THE REQUEST
Quote, verbatim, all material below, without pictures.

* Begin *

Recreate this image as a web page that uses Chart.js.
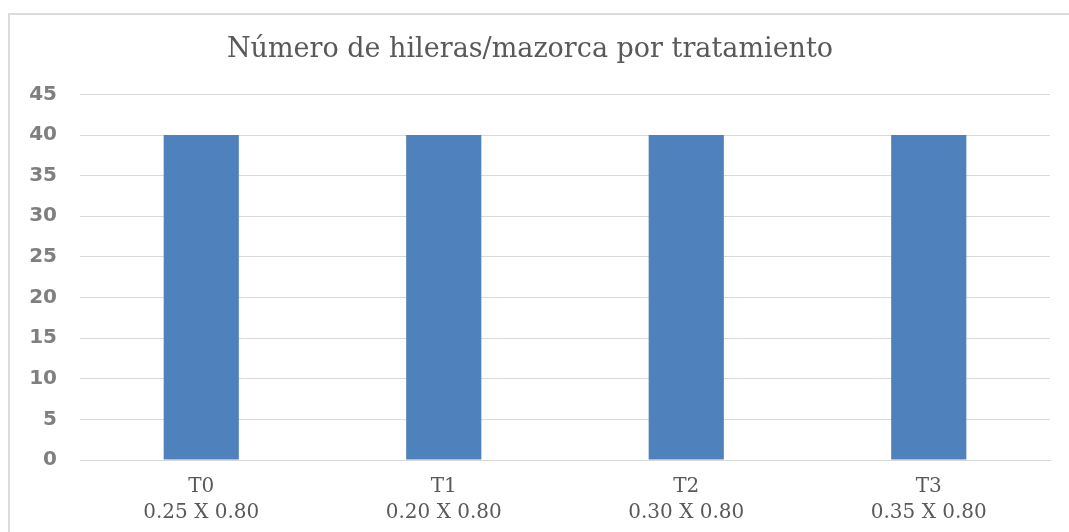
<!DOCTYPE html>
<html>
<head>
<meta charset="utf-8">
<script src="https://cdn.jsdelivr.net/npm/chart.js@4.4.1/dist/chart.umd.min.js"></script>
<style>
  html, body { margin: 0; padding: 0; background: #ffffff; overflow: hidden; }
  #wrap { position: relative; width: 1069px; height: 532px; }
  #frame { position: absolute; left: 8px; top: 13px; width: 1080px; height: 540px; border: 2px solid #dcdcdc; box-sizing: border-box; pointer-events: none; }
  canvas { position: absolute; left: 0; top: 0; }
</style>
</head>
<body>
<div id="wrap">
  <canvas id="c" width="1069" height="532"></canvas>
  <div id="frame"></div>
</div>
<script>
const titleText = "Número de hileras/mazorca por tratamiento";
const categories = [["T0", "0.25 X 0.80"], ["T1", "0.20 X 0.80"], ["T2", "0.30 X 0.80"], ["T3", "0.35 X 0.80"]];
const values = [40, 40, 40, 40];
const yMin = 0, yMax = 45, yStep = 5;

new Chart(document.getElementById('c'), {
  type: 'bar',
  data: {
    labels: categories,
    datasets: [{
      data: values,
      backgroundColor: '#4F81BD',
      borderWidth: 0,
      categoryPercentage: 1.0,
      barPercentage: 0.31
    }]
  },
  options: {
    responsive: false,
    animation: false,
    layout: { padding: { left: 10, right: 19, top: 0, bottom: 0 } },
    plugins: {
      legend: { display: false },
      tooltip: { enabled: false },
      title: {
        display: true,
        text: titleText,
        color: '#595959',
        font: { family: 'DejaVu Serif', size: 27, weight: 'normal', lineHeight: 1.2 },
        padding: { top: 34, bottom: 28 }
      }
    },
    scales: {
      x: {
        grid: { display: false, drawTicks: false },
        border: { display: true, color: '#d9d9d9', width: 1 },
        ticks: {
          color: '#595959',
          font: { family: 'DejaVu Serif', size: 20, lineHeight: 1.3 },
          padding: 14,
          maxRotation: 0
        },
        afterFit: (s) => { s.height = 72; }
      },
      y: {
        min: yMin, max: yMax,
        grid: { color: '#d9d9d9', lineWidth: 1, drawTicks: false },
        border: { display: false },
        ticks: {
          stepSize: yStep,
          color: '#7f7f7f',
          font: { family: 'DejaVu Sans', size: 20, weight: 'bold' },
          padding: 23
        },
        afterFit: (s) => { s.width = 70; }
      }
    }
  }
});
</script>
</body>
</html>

* End *

ANSWER TO THE TASK
Recreate this image as a web page that uses Chart.js.
<!DOCTYPE html>
<html>
<head>
<meta charset="utf-8">
<script src="https://cdn.jsdelivr.net/npm/chart.js@4.4.1/dist/chart.umd.min.js"></script>
<style>
  html, body { margin: 0; padding: 0; background: #ffffff; overflow: hidden; }
  #wrap { position: relative; width: 1069px; height: 532px; }
  #frame { position: absolute; left: 8px; top: 13px; width: 1080px; height: 540px; border: 2px solid #dcdcdc; box-sizing: border-box; pointer-events: none; }
  canvas { position: absolute; left: 0; top: 0; }
</style>
</head>
<body>
<div id="wrap">
  <canvas id="c" width="1069" height="532"></canvas>
  <div id="frame"></div>
</div>
<script>
const titleText = "Número de hileras/mazorca por tratamiento";
const categories = [["T0", "0.25 X 0.80"], ["T1", "0.20 X 0.80"], ["T2", "0.30 X 0.80"], ["T3", "0.35 X 0.80"]];
const values = [40, 40, 40, 40];
const yMin = 0, yMax = 45, yStep = 5;

new Chart(document.getElementById('c'), {
  type: 'bar',
  data: {
    labels: categories,
    datasets: [{
      data: values,
      backgroundColor: '#4F81BD',
      borderWidth: 0,
      categoryPercentage: 1.0,
      barPercentage: 0.31
    }]
  },
  options: {
    responsive: false,
    animation: false,
    layout: { padding: { left: 10, right: 19, top: 0, bottom: 0 } },
    plugins: {
      legend: { display: false },
      tooltip: { enabled: false },
      title: {
        display: true,
        text: titleText,
        color: '#595959',
        font: { family: 'DejaVu Serif', size: 27, weight: 'normal', lineHeight: 1.2 },
        padding: { top: 34, bottom: 28 }
      }
    },
    scales: {
      x: {
        grid: { display: false, drawTicks: false },
        border: { display: true, color: '#d9d9d9', width: 1 },
        ticks: {
          color: '#595959',
          font: { family: 'DejaVu Serif', size: 20, lineHeight: 1.3 },
          padding: 14,
          maxRotation: 0
        },
        afterFit: (s) => { s.height = 72; }
      },
      y: {
        min: yMin, max: yMax,
        grid: { color: '#d9d9d9', lineWidth: 1, drawTicks: false },
        border: { display: false },
        ticks: {
          stepSize: yStep,
          color: '#7f7f7f',
          font: { family: 'DejaVu Sans', size: 20, weight: 'bold' },
          padding: 23
        },
        afterFit: (s) => { s.width = 70; }
      }
    }
  }
});
</script>
</body>
</html>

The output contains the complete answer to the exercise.